Reproduce nothing but the lines from the start of the material through the line that includes "0.940, 0.928, 0.936, 0.930, 0.925, 0.917, 0.908]", both ends included, and omit every picture.

*-*-*

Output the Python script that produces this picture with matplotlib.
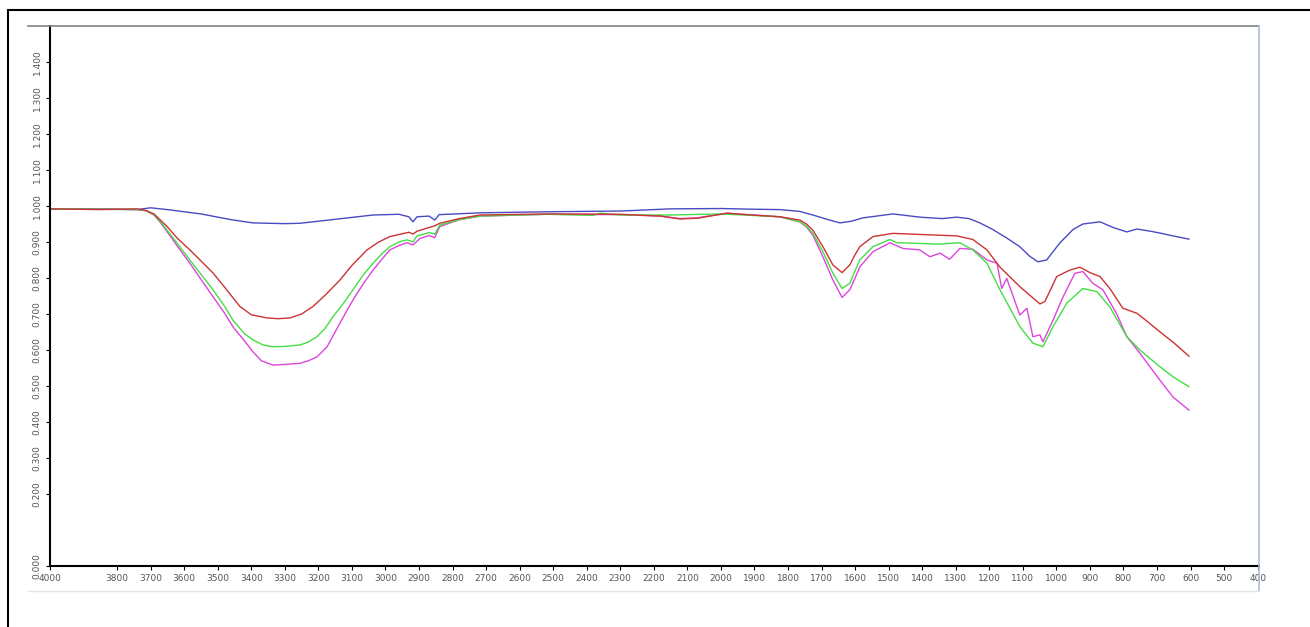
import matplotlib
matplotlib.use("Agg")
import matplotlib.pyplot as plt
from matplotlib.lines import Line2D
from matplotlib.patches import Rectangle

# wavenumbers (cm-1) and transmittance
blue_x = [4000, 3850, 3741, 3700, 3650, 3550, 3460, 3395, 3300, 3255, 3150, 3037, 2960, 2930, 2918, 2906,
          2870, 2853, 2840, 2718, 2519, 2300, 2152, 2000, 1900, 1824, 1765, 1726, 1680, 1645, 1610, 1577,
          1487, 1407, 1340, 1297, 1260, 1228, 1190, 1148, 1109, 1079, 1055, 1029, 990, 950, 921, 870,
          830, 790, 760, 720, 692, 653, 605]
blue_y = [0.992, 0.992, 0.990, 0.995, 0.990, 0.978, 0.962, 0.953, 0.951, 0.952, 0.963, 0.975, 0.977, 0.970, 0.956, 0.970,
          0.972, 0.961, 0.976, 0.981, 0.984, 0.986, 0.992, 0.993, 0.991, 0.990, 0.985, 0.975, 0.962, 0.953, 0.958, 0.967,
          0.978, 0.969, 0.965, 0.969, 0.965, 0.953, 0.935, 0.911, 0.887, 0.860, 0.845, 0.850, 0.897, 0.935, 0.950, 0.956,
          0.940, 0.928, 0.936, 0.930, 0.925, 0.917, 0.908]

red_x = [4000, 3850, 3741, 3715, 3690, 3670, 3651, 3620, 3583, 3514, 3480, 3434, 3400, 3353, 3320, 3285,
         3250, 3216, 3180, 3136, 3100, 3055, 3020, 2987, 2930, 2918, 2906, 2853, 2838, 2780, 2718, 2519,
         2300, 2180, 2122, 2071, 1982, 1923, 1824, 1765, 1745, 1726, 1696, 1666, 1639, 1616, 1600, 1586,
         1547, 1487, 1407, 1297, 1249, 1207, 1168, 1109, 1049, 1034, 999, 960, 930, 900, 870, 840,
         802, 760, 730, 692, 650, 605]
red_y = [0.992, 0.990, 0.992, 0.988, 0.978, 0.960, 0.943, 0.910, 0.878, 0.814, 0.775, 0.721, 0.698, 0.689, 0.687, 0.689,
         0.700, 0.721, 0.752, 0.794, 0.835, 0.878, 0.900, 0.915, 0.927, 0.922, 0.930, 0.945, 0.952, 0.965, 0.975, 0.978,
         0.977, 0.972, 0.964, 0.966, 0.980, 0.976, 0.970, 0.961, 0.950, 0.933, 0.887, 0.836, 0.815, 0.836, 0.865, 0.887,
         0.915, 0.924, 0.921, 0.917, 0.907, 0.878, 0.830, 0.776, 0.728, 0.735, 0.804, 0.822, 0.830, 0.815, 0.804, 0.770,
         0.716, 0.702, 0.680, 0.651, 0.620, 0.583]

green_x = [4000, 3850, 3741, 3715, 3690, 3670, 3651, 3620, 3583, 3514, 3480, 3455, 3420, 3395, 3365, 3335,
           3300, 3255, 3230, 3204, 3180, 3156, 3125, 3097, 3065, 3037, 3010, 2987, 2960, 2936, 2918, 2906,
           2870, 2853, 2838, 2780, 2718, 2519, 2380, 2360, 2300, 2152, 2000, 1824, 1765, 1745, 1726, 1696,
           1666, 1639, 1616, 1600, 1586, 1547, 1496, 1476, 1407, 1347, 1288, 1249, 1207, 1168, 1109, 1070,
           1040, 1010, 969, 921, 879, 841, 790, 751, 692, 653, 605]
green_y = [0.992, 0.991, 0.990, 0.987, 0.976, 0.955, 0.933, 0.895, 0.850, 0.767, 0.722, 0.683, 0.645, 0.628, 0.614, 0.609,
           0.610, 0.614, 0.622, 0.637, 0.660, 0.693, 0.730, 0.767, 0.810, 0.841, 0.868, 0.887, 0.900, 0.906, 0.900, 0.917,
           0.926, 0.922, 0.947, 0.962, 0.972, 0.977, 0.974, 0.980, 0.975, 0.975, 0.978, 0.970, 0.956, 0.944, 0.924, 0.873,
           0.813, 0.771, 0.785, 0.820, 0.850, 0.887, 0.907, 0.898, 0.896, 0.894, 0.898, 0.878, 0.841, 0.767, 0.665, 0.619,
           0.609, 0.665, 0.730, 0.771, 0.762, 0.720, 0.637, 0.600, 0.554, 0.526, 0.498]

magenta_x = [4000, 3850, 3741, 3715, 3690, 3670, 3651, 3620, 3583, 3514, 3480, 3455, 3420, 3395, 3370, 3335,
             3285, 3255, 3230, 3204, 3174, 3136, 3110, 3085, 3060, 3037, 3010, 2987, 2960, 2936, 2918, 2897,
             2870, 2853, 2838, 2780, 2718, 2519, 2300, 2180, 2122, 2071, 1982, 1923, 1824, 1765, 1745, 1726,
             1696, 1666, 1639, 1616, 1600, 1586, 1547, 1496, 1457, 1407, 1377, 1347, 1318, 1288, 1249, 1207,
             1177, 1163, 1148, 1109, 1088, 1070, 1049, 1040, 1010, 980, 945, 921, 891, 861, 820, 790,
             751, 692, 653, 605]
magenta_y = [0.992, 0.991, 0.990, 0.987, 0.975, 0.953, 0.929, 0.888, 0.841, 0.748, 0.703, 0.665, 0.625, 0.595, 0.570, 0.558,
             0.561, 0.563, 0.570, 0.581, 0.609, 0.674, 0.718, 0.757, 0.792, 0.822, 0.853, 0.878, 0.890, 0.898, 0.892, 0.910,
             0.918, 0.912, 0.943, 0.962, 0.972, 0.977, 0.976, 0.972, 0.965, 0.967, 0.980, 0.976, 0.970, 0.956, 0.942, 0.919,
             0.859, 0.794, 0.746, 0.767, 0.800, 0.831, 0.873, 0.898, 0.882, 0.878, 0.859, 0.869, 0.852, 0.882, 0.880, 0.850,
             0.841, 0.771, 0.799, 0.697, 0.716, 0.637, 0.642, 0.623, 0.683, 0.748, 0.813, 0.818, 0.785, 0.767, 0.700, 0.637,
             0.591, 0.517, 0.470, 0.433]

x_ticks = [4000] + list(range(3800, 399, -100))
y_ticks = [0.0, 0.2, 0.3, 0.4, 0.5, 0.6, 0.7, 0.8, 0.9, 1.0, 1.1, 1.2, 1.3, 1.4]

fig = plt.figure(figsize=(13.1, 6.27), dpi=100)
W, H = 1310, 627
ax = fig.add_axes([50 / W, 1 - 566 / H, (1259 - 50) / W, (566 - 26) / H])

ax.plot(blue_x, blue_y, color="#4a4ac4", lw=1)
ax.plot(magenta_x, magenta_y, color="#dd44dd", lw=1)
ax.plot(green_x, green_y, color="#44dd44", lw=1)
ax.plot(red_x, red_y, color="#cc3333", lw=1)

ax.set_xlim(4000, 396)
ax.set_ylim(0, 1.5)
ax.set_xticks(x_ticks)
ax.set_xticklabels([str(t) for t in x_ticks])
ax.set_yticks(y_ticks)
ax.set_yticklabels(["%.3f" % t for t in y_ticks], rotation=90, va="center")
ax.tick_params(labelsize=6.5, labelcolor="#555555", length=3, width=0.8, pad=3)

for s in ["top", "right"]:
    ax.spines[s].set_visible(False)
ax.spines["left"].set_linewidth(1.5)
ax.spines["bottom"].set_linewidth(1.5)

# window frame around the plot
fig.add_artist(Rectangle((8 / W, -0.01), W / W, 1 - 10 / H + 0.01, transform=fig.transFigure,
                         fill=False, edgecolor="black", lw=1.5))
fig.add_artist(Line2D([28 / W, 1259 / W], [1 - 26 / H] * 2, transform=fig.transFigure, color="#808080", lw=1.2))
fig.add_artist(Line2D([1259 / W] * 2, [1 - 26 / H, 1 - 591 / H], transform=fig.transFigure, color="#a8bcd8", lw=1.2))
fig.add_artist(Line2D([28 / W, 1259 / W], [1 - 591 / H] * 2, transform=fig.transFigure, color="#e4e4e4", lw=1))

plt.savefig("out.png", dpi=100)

*-*-*

**EXERCISE RESPONSE**
Output the Python script that produces this picture with matplotlib.
import matplotlib
matplotlib.use("Agg")
import matplotlib.pyplot as plt
from matplotlib.lines import Line2D
from matplotlib.patches import Rectangle

# wavenumbers (cm-1) and transmittance
blue_x = [4000, 3850, 3741, 3700, 3650, 3550, 3460, 3395, 3300, 3255, 3150, 3037, 2960, 2930, 2918, 2906,
          2870, 2853, 2840, 2718, 2519, 2300, 2152, 2000, 1900, 1824, 1765, 1726, 1680, 1645, 1610, 1577,
          1487, 1407, 1340, 1297, 1260, 1228, 1190, 1148, 1109, 1079, 1055, 1029, 990, 950, 921, 870,
          830, 790, 760, 720, 692, 653, 605]
blue_y = [0.992, 0.992, 0.990, 0.995, 0.990, 0.978, 0.962, 0.953, 0.951, 0.952, 0.963, 0.975, 0.977, 0.970, 0.956, 0.970,
          0.972, 0.961, 0.976, 0.981, 0.984, 0.986, 0.992, 0.993, 0.991, 0.990, 0.985, 0.975, 0.962, 0.953, 0.958, 0.967,
          0.978, 0.969, 0.965, 0.969, 0.965, 0.953, 0.935, 0.911, 0.887, 0.860, 0.845, 0.850, 0.897, 0.935, 0.950, 0.956,
          0.940, 0.928, 0.936, 0.930, 0.925, 0.917, 0.908]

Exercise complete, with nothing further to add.